● REQUIRED WORK: Pictures excluded, return the lines below from the first through the line holding "from matplotlib.ticker import MultipleLocator".

※ ※ ※

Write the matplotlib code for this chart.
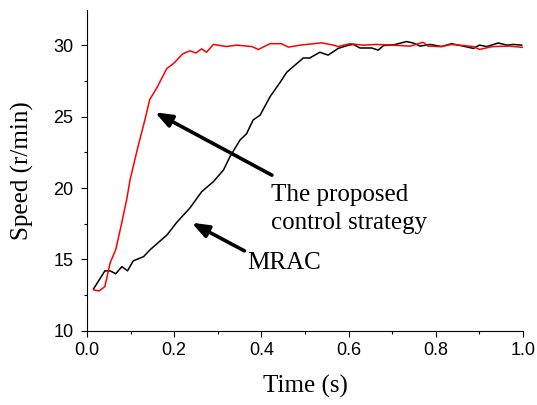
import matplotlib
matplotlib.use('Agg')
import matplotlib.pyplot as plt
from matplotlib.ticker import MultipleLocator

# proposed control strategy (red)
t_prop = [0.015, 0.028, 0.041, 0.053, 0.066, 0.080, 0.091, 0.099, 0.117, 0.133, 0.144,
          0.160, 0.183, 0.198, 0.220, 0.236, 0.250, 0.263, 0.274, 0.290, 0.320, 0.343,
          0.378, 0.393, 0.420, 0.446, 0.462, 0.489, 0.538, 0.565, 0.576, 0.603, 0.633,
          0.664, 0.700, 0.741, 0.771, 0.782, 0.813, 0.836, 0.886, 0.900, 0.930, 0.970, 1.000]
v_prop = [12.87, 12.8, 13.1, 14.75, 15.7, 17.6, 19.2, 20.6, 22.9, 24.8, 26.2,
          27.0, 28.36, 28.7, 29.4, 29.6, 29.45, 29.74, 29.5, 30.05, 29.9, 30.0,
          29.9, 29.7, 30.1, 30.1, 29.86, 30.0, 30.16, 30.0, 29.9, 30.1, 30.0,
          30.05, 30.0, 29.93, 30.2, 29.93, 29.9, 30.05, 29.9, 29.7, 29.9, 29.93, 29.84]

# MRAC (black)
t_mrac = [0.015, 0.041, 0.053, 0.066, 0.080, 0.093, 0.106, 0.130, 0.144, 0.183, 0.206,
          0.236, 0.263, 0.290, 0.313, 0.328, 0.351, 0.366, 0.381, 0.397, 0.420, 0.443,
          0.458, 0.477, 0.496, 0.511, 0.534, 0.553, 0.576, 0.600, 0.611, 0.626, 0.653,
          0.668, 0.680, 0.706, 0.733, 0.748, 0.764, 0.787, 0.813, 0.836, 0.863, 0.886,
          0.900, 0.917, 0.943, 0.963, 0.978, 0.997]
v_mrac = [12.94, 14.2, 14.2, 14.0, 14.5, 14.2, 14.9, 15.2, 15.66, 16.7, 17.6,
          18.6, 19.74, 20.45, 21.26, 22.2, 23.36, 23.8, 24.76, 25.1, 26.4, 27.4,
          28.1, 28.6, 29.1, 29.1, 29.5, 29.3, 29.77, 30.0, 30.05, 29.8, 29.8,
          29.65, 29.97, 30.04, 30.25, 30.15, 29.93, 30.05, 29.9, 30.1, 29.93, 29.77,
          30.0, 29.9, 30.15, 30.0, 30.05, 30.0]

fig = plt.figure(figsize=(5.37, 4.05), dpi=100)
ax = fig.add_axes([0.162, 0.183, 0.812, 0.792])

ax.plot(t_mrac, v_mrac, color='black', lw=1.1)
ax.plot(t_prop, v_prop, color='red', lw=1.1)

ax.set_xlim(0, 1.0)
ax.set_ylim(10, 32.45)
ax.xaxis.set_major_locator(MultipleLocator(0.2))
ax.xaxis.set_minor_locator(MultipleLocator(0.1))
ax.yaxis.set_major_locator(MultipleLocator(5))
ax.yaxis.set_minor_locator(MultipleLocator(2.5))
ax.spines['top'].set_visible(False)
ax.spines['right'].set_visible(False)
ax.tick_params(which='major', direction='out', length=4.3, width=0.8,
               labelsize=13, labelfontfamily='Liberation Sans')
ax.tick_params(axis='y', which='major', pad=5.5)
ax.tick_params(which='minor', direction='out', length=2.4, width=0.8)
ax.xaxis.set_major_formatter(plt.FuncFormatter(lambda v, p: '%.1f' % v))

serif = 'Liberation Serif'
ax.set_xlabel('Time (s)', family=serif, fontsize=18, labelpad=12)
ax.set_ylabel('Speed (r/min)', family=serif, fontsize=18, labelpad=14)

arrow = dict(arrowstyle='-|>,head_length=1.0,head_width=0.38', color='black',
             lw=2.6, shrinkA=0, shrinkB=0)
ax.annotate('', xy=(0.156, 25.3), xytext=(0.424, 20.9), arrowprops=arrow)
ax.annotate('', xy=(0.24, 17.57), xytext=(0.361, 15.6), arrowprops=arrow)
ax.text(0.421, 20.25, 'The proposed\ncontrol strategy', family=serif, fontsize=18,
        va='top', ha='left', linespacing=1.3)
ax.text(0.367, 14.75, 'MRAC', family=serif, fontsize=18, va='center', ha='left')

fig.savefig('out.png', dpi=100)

※ ※ ※

● EXERCISE OUTPUT:
Write the matplotlib code for this chart.
import matplotlib
matplotlib.use('Agg')
import matplotlib.pyplot as plt
from matplotlib.ticker import MultipleLocator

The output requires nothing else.